STATED GOAL: Please retype the records below exactly, leaving out any pictures.

━━━━━ MATERIAL PROVIDED

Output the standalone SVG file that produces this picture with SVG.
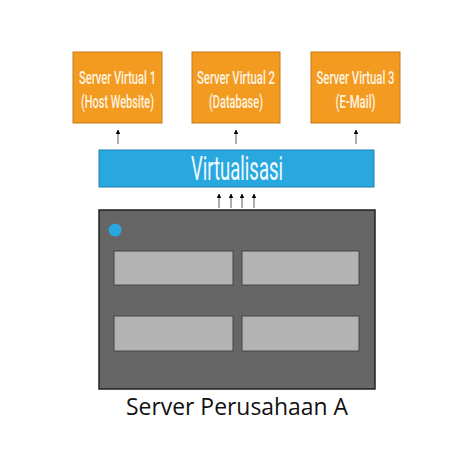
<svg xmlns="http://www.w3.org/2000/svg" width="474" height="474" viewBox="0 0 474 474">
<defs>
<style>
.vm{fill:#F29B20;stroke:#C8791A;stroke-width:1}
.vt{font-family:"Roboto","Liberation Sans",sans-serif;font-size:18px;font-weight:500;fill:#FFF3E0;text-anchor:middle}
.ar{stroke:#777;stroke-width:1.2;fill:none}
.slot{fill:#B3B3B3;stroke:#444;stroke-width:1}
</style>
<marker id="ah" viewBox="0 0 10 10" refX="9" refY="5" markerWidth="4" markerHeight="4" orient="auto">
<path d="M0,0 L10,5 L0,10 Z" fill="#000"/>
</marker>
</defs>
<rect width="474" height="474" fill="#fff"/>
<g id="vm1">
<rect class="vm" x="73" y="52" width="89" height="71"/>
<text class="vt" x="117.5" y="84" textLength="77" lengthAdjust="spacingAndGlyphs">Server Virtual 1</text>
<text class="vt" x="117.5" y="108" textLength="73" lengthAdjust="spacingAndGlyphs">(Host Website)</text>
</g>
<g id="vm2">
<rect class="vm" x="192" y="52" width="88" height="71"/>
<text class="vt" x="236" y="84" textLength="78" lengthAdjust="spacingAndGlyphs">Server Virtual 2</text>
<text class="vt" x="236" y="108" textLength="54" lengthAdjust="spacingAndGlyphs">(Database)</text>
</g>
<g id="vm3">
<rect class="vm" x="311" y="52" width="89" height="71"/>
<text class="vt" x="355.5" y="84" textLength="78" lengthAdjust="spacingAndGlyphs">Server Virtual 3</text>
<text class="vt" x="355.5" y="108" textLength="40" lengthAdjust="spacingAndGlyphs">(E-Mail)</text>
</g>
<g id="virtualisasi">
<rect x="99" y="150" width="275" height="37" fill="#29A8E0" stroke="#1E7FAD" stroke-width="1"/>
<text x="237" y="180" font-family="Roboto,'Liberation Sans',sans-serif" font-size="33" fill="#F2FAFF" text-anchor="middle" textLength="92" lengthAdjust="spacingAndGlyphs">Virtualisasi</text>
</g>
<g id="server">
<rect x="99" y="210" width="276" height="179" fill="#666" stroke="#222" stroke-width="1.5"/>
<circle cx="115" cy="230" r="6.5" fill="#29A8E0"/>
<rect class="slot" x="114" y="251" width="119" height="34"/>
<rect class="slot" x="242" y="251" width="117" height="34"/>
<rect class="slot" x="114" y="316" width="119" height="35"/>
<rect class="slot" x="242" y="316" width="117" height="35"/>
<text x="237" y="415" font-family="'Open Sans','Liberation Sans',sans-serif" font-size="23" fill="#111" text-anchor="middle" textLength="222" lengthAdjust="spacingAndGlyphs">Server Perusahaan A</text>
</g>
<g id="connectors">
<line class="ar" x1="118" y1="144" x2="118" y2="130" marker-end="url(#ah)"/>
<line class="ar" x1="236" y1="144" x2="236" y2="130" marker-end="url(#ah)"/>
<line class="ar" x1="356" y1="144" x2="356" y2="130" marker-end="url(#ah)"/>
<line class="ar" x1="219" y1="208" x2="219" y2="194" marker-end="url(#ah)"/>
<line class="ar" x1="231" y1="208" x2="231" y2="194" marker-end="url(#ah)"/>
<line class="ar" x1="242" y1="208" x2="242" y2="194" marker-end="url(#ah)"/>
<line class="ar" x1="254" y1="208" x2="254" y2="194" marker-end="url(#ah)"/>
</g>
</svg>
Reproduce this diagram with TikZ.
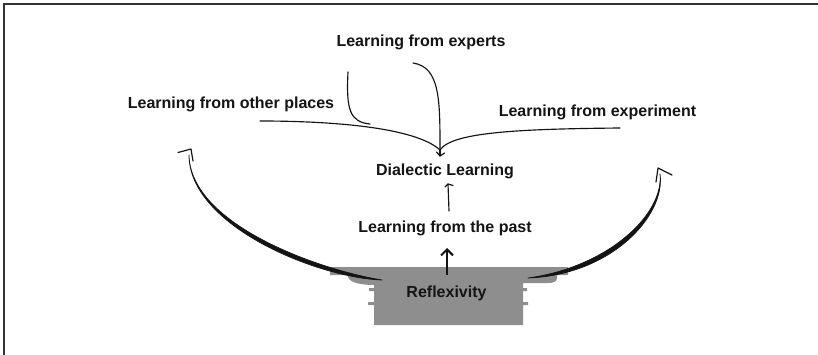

━━━━━━━━━━

SOLUTION TO THIS EXERCISE:
Output the standalone SVG file that produces this picture with SVG.
<svg xmlns="http://www.w3.org/2000/svg" width="474" height="474" viewBox="0 0 474 474">
<defs>
<style>
.vm{fill:#F29B20;stroke:#C8791A;stroke-width:1}
.vt{font-family:"Roboto","Liberation Sans",sans-serif;font-size:18px;font-weight:500;fill:#FFF3E0;text-anchor:middle}
.ar{stroke:#777;stroke-width:1.2;fill:none}
.slot{fill:#B3B3B3;stroke:#444;stroke-width:1}
</style>
<marker id="ah" viewBox="0 0 10 10" refX="9" refY="5" markerWidth="4" markerHeight="4" orient="auto">
<path d="M0,0 L10,5 L0,10 Z" fill="#000"/>
</marker>
</defs>
<rect width="474" height="474" fill="#fff"/>
<g id="vm1">
<rect class="vm" x="73" y="52" width="89" height="71"/>
<text class="vt" x="117.5" y="84" textLength="77" lengthAdjust="spacingAndGlyphs">Server Virtual 1</text>
<text class="vt" x="117.5" y="108" textLength="73" lengthAdjust="spacingAndGlyphs">(Host Website)</text>
</g>
<g id="vm2">
<rect class="vm" x="192" y="52" width="88" height="71"/>
<text class="vt" x="236" y="84" textLength="78" lengthAdjust="spacingAndGlyphs">Server Virtual 2</text>
<text class="vt" x="236" y="108" textLength="54" lengthAdjust="spacingAndGlyphs">(Database)</text>
</g>
<g id="vm3">
<rect class="vm" x="311" y="52" width="89" height="71"/>
<text class="vt" x="355.5" y="84" textLength="78" lengthAdjust="spacingAndGlyphs">Server Virtual 3</text>
<text class="vt" x="355.5" y="108" textLength="40" lengthAdjust="spacingAndGlyphs">(E-Mail)</text>
</g>
<g id="virtualisasi">
<rect x="99" y="150" width="275" height="37" fill="#29A8E0" stroke="#1E7FAD" stroke-width="1"/>
<text x="237" y="180" font-family="Roboto,'Liberation Sans',sans-serif" font-size="33" fill="#F2FAFF" text-anchor="middle" textLength="92" lengthAdjust="spacingAndGlyphs">Virtualisasi</text>
</g>
<g id="server">
<rect x="99" y="210" width="276" height="179" fill="#666" stroke="#222" stroke-width="1.5"/>
<circle cx="115" cy="230" r="6.5" fill="#29A8E0"/>
<rect class="slot" x="114" y="251" width="119" height="34"/>
<rect class="slot" x="242" y="251" width="117" height="34"/>
<rect class="slot" x="114" y="316" width="119" height="35"/>
<rect class="slot" x="242" y="316" width="117" height="35"/>
<text x="237" y="415" font-family="'Open Sans','Liberation Sans',sans-serif" font-size="23" fill="#111" text-anchor="middle" textLength="222" lengthAdjust="spacingAndGlyphs">Server Perusahaan A</text>
</g>
<g id="connectors">
<line class="ar" x1="118" y1="144" x2="118" y2="130" marker-end="url(#ah)"/>
<line class="ar" x1="236" y1="144" x2="236" y2="130" marker-end="url(#ah)"/>
<line class="ar" x1="356" y1="144" x2="356" y2="130" marker-end="url(#ah)"/>
<line class="ar" x1="219" y1="208" x2="219" y2="194" marker-end="url(#ah)"/>
<line class="ar" x1="231" y1="208" x2="231" y2="194" marker-end="url(#ah)"/>
<line class="ar" x1="242" y1="208" x2="242" y2="194" marker-end="url(#ah)"/>
<line class="ar" x1="254" y1="208" x2="254" y2="194" marker-end="url(#ah)"/>
</g>
</svg>
Reproduce this diagram with TikZ.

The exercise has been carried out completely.